Le Monde, 6 mars 2019
Tribune. Ils vivent dans des cabanes près du périph’, en campings, dans des hôtels et sont expulsables à toute heure. Ils dorment sans chauffage, sans sanitaires ni eau, dans des voitures, des chantiers, des parkings. Ils sont 150 000 sans abri, 200 000, combien ? L’équivalent du Havre, de Grenoble ou de Rennes, jetés à la rue, laissés dans la rue, mangés par la rue, abandonnés. Ces gens sans toit qui errent, sont-ils à ce point invisibles ?

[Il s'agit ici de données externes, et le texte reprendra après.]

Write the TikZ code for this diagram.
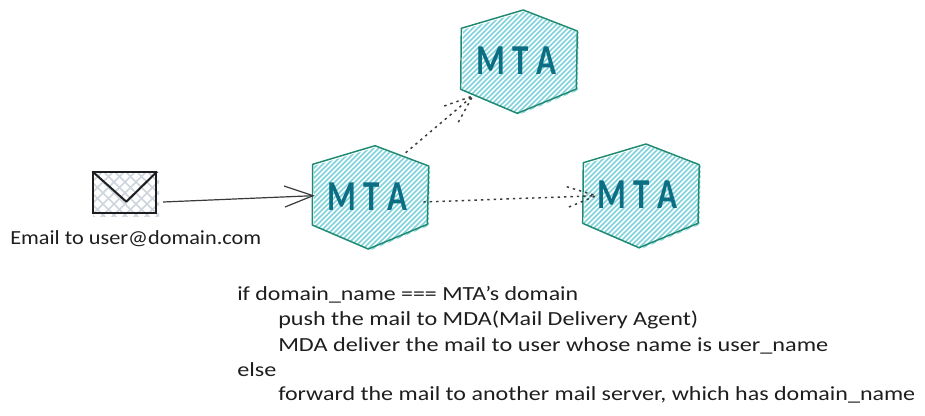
\documentclass[tikz,border=0pt]{standalone}
\usepackage{fontspec}
\usepackage{graphicx}
\setmainfont{Carlito}
\usetikzlibrary{arrows.meta,calc}
\definecolor{hexline}{HTML}{1F8A70}
\definecolor{hexfill}{HTML}{7FD3DE}
\definecolor{mtatext}{HTML}{0B6E82}
\definecolor{inkdark}{HTML}{1E1E1E}
\definecolor{arrowgrey}{HTML}{3A3A3A}
\definecolor{envfill}{HTML}{CFD5DE}
\newsavebox{\fitbox}
\newcommand{\fitw}[2]{\sbox{\fitbox}{#2}\pgfmathsetmacro{\fitscale}{#1*0.75/(\wd\fitbox/1pt)}\scalebox{\fitscale}[1]{\usebox{\fitbox}}}
\tikzset{
  x=0.75pt,y=-0.75pt,
  hexedge/.style={draw=hexline,line width=1.1pt,line join=round},
  hatchline/.style={hexfill,line width=1.2pt},
  mtalabel/.style={inner sep=0pt,text=mtatext,font=\fontsize{32}{34}\selectfont\bfseries,anchor=center},
  bodytext/.style={inner sep=0pt,text=inkdark,font=\fontsize{15}{17}\selectfont,anchor=base west},
  solidconn/.style={draw=arrowgrey,line width=0.9pt},
  dotconn/.style={draw=arrowgrey,line width=1.1pt,dash pattern=on 1.8pt off 3pt},
}
\newcommand{\hexagon}[7]{%
  \begin{scope}
    \clip[shift={(1.5,1.5)}] #2 -- #3 -- #4 -- #5 -- #6 -- #7 -- cycle;
    \foreach \k in {-40,...,40}{
      \draw[hatchline] ($#1+(\k*5-90,90)$) -- ($#1+(\k*5+90,-90)$);
    }
  \end{scope}
  \draw[hexedge] #2 -- #3 -- #4 -- #5 -- #6 -- #7 -- cycle;
}
\begin{document}
\begin{tikzpicture}
\useasboundingbox (0,0) rectangle (925,415);
\fill[white] (0,0) rectangle (925,415);

% envelope
\begin{scope}
  \clip (93,172) rectangle (159,216);
  \foreach \k in {-12,...,12}{
    \draw[envfill,line width=1.1pt] (125+\k*11-40,193+40) -- (125+\k*11+40,193-40);
    \draw[envfill,line width=1.1pt] (125+\k*11-40,193-40) -- (125+\k*11+40,193+40);
  }
\end{scope}
\node[draw=inkdark,line width=1.5pt,fill=none,inner sep=0pt,minimum width=47pt,minimum height=30.5pt] (env) at (124.8,192.8) {};
\coordinate (envtip) at (126.3,201.7);
\draw[inkdark,line width=1.5pt,line join=round] (env.north west) -- (envtip) -- (env.north east);
\node[bodytext] (emaillabel) at (10,244) {\fitw{251}{Email to user@domain.com}};

% hexagons
\hexagon{(370,197)}{(312.7,164.3)}{(375,145.7)}{(428.7,166)}{(427.3,224.3)}{(368.3,249)}{(312.3,225)}
\hexagon{(519,62)}{(461.3,28.3)}{(523.3,10)}{(577.3,31)}{(576.3,89)}{(517.3,113.3)}{(460.7,89.3)}
\hexagon{(641,196)}{(583.3,162.7)}{(646,144)}{(699.3,164.7)}{(698,223.3)}{(639,247.7)}{(582.7,223.3)}

\node[mtalabel] (mtaleft) at (367.5,197) {\fitw{80}{M T A}};
\node[mtalabel] (mtatop) at (516,60.5) {\fitw{80}{M T A}};
\node[mtalabel] (mtaright) at (637.5,195) {\fitw{80}{M T A}};

% connectors
\coordinate (startA) at (163,202);
\coordinate (endA) at (313,195.7);
\coordinate (barbA1) at (284,186);
\coordinate (barbA2) at (285,207);
\draw[solidconn] (startA) -- (endA);
\draw[solidconn] (barbA1) -- (endA) -- (barbA2);

\coordinate (startB) at (405.7,152.7);
\coordinate (endB) at (472.7,96);
\coordinate (barbB1) at (444.3,106);
\coordinate (barbB2) at (458.3,122.3);
\draw[dotconn] (startB) -- (endB);
\draw[dotconn] (barbB1) -- (endB) -- (barbB2);

\coordinate (startC) at (423.3,202);
\coordinate (endC) at (596,195.7);
\coordinate (barbC1) at (566.7,186.7);
\coordinate (barbC2) at (567.3,207.7);
\draw[dotconn] (startC) -- (endC);
\draw[dotconn] (barbC1) -- (endC) -- (barbC2);

% text
\node[bodytext] (line1) at (237,300) {\fitw{341}{if domain\_name === MTA's domain}};
\node[bodytext] (line2) at (278,325) {\fitw{420}{push the mail to MDA(Mail Delivery Agent)}};
\node[bodytext] (line3) at (278,351) {\fitw{550}{MDA deliver the mail to user whose name is user\_name}};
\node[bodytext] (line4) at (237,376) {\fitw{39}{else}};
\node[bodytext] (line5) at (278,400) {\fitw{637}{forward the mail to another mail server, which has domain\_name}};
\end{tikzpicture}
\end{document}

Leur nombre croît car les loyers augmentent, les APL baissent, le chômage dure, et de moins en moins de logements sont construits pour les plus pauvres. Qui s’en occupe à hauteur des besoins ? La France, pourtant, compte 1,5 million de logements vacants collectifs, 296 000 situés à Paris (Insee, 2018). Ce sont pour la plupart des immeubles laissés vides par des fonds d’investissements, des grandes entreprises voire des organismes d’Etat, qui très souvent spéculent sur la hausse de l’immobilier. Or la loi DALO (Droit au logement opposable, mars 2007) impose au préfet de reloger sous six mois toute personne sans logis, en détresse, menacée d’expulsion ou très mal logée, après examen de sa situation par la commission ad hoc. Le droit à l’hébergement jusqu’au relogement est dans la loi : c’est à l’Etat de l’assurer !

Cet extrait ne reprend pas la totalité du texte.